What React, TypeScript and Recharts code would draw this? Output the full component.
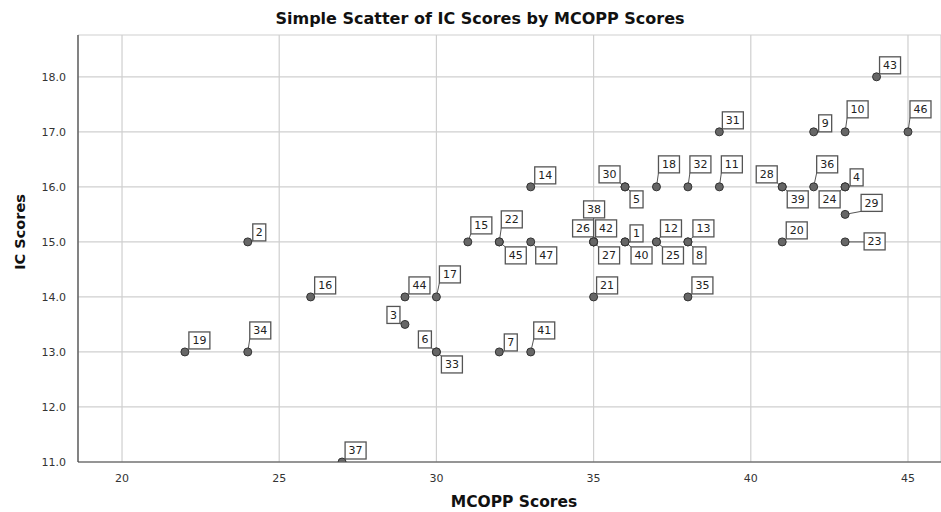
import { ScatterChart, Scatter, XAxis, YAxis, CartesianGrid } from "recharts";

// case numbers and their scores
const caseIds = [
  1, 2, 3, 4, 5, 6, 7, 8, 9, 10, 11, 12, 13, 14, 15, 16, 17, 18, 19, 20, 21, 22, 23, 24,
  25, 26, 27, 28, 29, 30, 31, 32, 33, 34, 35, 36, 37, 38, 39, 40, 41, 42, 43, 44, 45, 46, 47,
];
const mcoppScores = [
  36, 24, 29, 43, 36, 30, 32, 38, 42, 43, 39, 37, 38, 33, 31, 26, 30, 37, 22, 41, 35, 32, 43, 43,
  37, 35, 35, 41, 43, 36, 39, 38, 30, 24, 38, 42, 27, 35, 41, 36, 33, 35, 44, 29, 32, 45, 33,
];
const icScores = [
  15, 15, 13.5, 16, 16, 13, 13, 15, 17, 17, 16, 15, 15, 16, 15, 14, 14, 16, 13, 15, 14, 15, 15, 16,
  15, 15, 15, 16, 15.5, 16, 17, 16, 13, 13, 14, 16, 11, 15, 16, 15, 13, 15, 18, 14, 15, 17, 15,
];
const xTicks = [20, 25, 30, 35, 40, 45];
const yTicks = [11, 12, 13, 14, 15, 16, 17, 18];

// where each case label box sits, relative to its point (layout only)
const labelOffsets: Record<number, [number, number]> = {
  1: [5, -17], 2: [5, -18], 3: [-18, -18], 4: [5, -18], 5: [5, 4], 6: [-18, -21],
  7: [5, -18], 8: [5, 5], 9: [5, -17], 10: [2, -31], 11: [2, -31], 12: [4, -22],
  13: [5, -22], 14: [4, -20], 15: [3, -25], 16: [4, -20], 17: [3, -31], 18: [2, -31],
  19: [4, -20], 20: [4, -20], 21: [3, -20], 22: [2, -31], 23: [19, -9], 24: [-26, 4],
  25: [6, 5], 26: [-21, -22], 27: [5, 5], 28: [-26, -21], 29: [16, -20], 30: [-26, -21],
  31: [3, -20], 32: [2, -31], 33: [5, 4], 34: [2, -30], 35: [4, -20], 36: [3, -31],
  37: [3, -20], 38: [-10, -41], 39: [5, 4], 40: [6, 5], 41: [3, -30], 42: [2, -22],
  43: [3, -20], 44: [4, -20], 45: [6, 5], 46: [2, -31], 47: [5, 5],
};

const data = caseIds.map((id, i) => ({ id, mcopp: mcoppScores[i], ic: icScores[i] }));

const FONT = "'DejaVu Sans', sans-serif";
const TITLE_FONT = "'DejaVu Sans', sans-serif";

function boxFor(id: number, cx: number, cy: number) {
  const [dx, dy] = labelOffsets[id] ?? [4, -20];
  const w = String(id).length > 1 ? 21 : 13;
  const h = 17;
  return { x: cx + dx, y: cy + dy, w, h };
}

const clamp = (v: number, lo: number, hi: number) => Math.max(lo, Math.min(hi, v));

function LeaderLine(props: any) {
  const { cx, cy, payload } = props;
  const b = boxFor(payload.id, cx, cy);
  const nx = clamp(cx, b.x, b.x + b.w);
  const ny = clamp(cy, b.y, b.y + b.h);
  return <line x1={cx} y1={cy} x2={nx} y2={ny} stroke="#555" strokeWidth={1} />;
}

function Dot(props: any) {
  const { cx, cy } = props;
  return <circle cx={cx} cy={cy} r={4} fill="#666" stroke="#333" strokeWidth={1} />;
}

function CaseLabel(props: any) {
  const { cx, cy, payload } = props;
  const b = boxFor(payload.id, cx, cy);
  return (
    <g>
      <rect x={b.x} y={b.y} width={b.w} height={b.h} fill="#fff" stroke="#555" strokeWidth={1.3} />
      <text
        x={b.x + b.w / 2}
        y={b.y + b.h / 2}
        dy="0.36em"
        textAnchor="middle"
        fontFamily={FONT}
        fontSize={11}
        fill="#222"
      >
        {payload.id}
      </text>
    </g>
  );
}

export default function App() {
  return (
    <div style={{ position: "relative", width: 941, height: 512, background: "#fff" }}>
      <style>{`body{margin:0}`}</style>
      <ScatterChart width={941} height={512} margin={{ top: 35, right: 0, bottom: 0, left: 0 }}>
        <CartesianGrid stroke="#cfcfcf" strokeWidth={1.2} ticks={xTicks} />
        <XAxis
          type="number"
          dataKey="mcopp"
          domain={[18.6, 46.05]}
          ticks={xTicks}
          allowDataOverflow
          height={50}
          axisLine={{ stroke: "#444", strokeWidth: 1.2 }}
          tickLine={false}
          tick={{ fontSize: 11, fontFamily: FONT, fill: "#333" }}
          tickMargin={6}
        />
        <YAxis
          type="number"
          dataKey="ic"
          domain={[11, 18.76]}
          ticks={yTicks}
          allowDataOverflow
          width={78}
          axisLine={{ stroke: "#444", strokeWidth: 1.2 }}
          tickLine={false}
          tick={{ fontSize: 11, fontFamily: FONT, fill: "#333" }}
          tickFormatter={(v: number) => v.toFixed(1)}
          tickMargin={6}
        />
        <Scatter data={data} shape={LeaderLine} isAnimationActive={false} />
        <Scatter data={data} shape={Dot} isAnimationActive={false} />
        <Scatter data={data} shape={CaseLabel} isAnimationActive={false} />
      </ScatterChart>
      <svg
        width={941}
        height={512}
        style={{ position: "absolute", left: 0, top: 0, pointerEvents: "none" }}
      >
        <text x={480} y={24} textAnchor="middle" fontFamily={TITLE_FONT} fontWeight="bold" fontSize={16} fill="#111">
          Simple Scatter of IC Scores by MCOPP Scores
        </text>
        <text x={514} y={507} textAnchor="middle" fontFamily={TITLE_FONT} fontWeight="bold" fontSize={15.5} fill="#111">
          MCOPP Scores
        </text>
        <text
          x={25}
          y={232}
          textAnchor="middle"
          transform="rotate(-90 25 232)"
          fontFamily={TITLE_FONT}
          fontWeight="bold"
          fontSize={14.5}
          fill="#111"
        >
          IC Scores
        </text>
      </svg>
    </div>
  );
}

|---|

- **To be done**: Working from the material above, transcribe it exactly while omitting pictures.

- **Exercise output**:
What React, TypeScript and Recharts code would draw this? Output the full component.
import { ScatterChart, Scatter, XAxis, YAxis, CartesianGrid } from "recharts";

// case numbers and their scores
const caseIds = [
  1, 2, 3, 4, 5, 6, 7, 8, 9, 10, 11, 12, 13, 14, 15, 16, 17, 18, 19, 20, 21, 22, 23, 24,
  25, 26, 27, 28, 29, 30, 31, 32, 33, 34, 35, 36, 37, 38, 39, 40, 41, 42, 43, 44, 45, 46, 47,
];
const mcoppScores = [
  36, 24, 29, 43, 36, 30, 32, 38, 42, 43, 39, 37, 38, 33, 31, 26, 30, 37, 22, 41, 35, 32, 43, 43,
  37, 35, 35, 41, 43, 36, 39, 38, 30, 24, 38, 42, 27, 35, 41, 36, 33, 35, 44, 29, 32, 45, 33,
];
const icScores = [
  15, 15, 13.5, 16, 16, 13, 13, 15, 17, 17, 16, 15, 15, 16, 15, 14, 14, 16, 13, 15, 14, 15, 15, 16,
  15, 15, 15, 16, 15.5, 16, 17, 16, 13, 13, 14, 16, 11, 15, 16, 15, 13, 15, 18, 14, 15, 17, 15,
];
const xTicks = [20, 25, 30, 35, 40, 45];
const yTicks = [11, 12, 13, 14, 15, 16, 17, 18];

// where each case label box sits, relative to its point (layout only)
const labelOffsets: Record<number, [number, number]> = {
  1: [5, -17], 2: [5, -18], 3: [-18, -18], 4: [5, -18], 5: [5, 4], 6: [-18, -21],
  7: [5, -18], 8: [5, 5], 9: [5, -17], 10: [2, -31], 11: [2, -31], 12: [4, -22],
  13: [5, -22], 14: [4, -20], 15: [3, -25], 16: [4, -20], 17: [3, -31], 18: [2, -31],
  19: [4, -20], 20: [4, -20], 21: [3, -20], 22: [2, -31], 23: [19, -9], 24: [-26, 4],
  25: [6, 5], 26: [-21, -22], 27: [5, 5], 28: [-26, -21], 29: [16, -20], 30: [-26, -21],
  31: [3, -20], 32: [2, -31], 33: [5, 4], 34: [2, -30], 35: [4, -20], 36: [3, -31],
  37: [3, -20], 38: [-10, -41], 39: [5, 4], 40: [6, 5], 41: [3, -30], 42: [2, -22],
  43: [3, -20], 44: [4, -20], 45: [6, 5], 46: [2, -31], 47: [5, 5],
};

const data = caseIds.map((id, i) => ({ id, mcopp: mcoppScores[i], ic: icScores[i] }));

const FONT = "'DejaVu Sans', sans-serif";
const TITLE_FONT = "'DejaVu Sans', sans-serif";

function boxFor(id: number, cx: number, cy: number) {
  const [dx, dy] = labelOffsets[id] ?? [4, -20];
  const w = String(id).length > 1 ? 21 : 13;
  const h = 17;
  return { x: cx + dx, y: cy + dy, w, h };
}

const clamp = (v: number, lo: number, hi: number) => Math.max(lo, Math.min(hi, v));

function LeaderLine(props: any) {
  const { cx, cy, payload } = props;
  const b = boxFor(payload.id, cx, cy);
  const nx = clamp(cx, b.x, b.x + b.w);
  const ny = clamp(cy, b.y, b.y + b.h);
  return <line x1={cx} y1={cy} x2={nx} y2={ny} stroke="#555" strokeWidth={1} />;
}

function Dot(props: any) {
  const { cx, cy } = props;
  return <circle cx={cx} cy={cy} r={4} fill="#666" stroke="#333" strokeWidth={1} />;
}

function CaseLabel(props: any) {
  const { cx, cy, payload } = props;
  const b = boxFor(payload.id, cx, cy);
  return (
    <g>
      <rect x={b.x} y={b.y} width={b.w} height={b.h} fill="#fff" stroke="#555" strokeWidth={1.3} />
      <text
        x={b.x + b.w / 2}
        y={b.y + b.h / 2}
        dy="0.36em"
        textAnchor="middle"
        fontFamily={FONT}
        fontSize={11}
        fill="#222"
      >
        {payload.id}
      </text>
    </g>
  );
}

export default function App() {
  return (
    <div style={{ position: "relative", width: 941, height: 512, background: "#fff" }}>
      <style>{`body{margin:0}`}</style>
      <ScatterChart width={941} height={512} margin={{ top: 35, right: 0, bottom: 0, left: 0 }}>
        <CartesianGrid stroke="#cfcfcf" strokeWidth={1.2} ticks={xTicks} />
        <XAxis
          type="number"
          dataKey="mcopp"
          domain={[18.6, 46.05]}
          ticks={xTicks}
          allowDataOverflow
          height={50}
          axisLine={{ stroke: "#444", strokeWidth: 1.2 }}
          tickLine={false}
          tick={{ fontSize: 11, fontFamily: FONT, fill: "#333" }}
          tickMargin={6}
        />
        <YAxis
          type="number"
          dataKey="ic"
          domain={[11, 18.76]}
          ticks={yTicks}
          allowDataOverflow
          width={78}
          axisLine={{ stroke: "#444", strokeWidth: 1.2 }}
          tickLine={false}
          tick={{ fontSize: 11, fontFamily: FONT, fill: "#333" }}
          tickFormatter={(v: number) => v.toFixed(1)}
          tickMargin={6}
        />
        <Scatter data={data} shape={LeaderLine} isAnimationActive={false} />
        <Scatter data={data} shape={Dot} isAnimationActive={false} />
        <Scatter data={data} shape={CaseLabel} isAnimationActive={false} />
      </ScatterChart>
      <svg
        width={941}
        height={512}
        style={{ position: "absolute", left: 0, top: 0, pointerEvents: "none" }}
      >
        <text x={480} y={24} textAnchor="middle" fontFamily={TITLE_FONT} fontWeight="bold" fontSize={16} fill="#111">
          Simple Scatter of IC Scores by MCOPP Scores
        </text>
        <text x={514} y={507} textAnchor="middle" fontFamily={TITLE_FONT} fontWeight="bold" fontSize={15.5} fill="#111">
          MCOPP Scores
        </text>
        <text
          x={25}
          y={232}
          textAnchor="middle"
          transform="rotate(-90 25 232)"
          fontFamily={TITLE_FONT}
          fontWeight="bold"
          fontSize={14.5}
          fill="#111"
        >
          IC Scores
        </text>
      </svg>
    </div>
  );
}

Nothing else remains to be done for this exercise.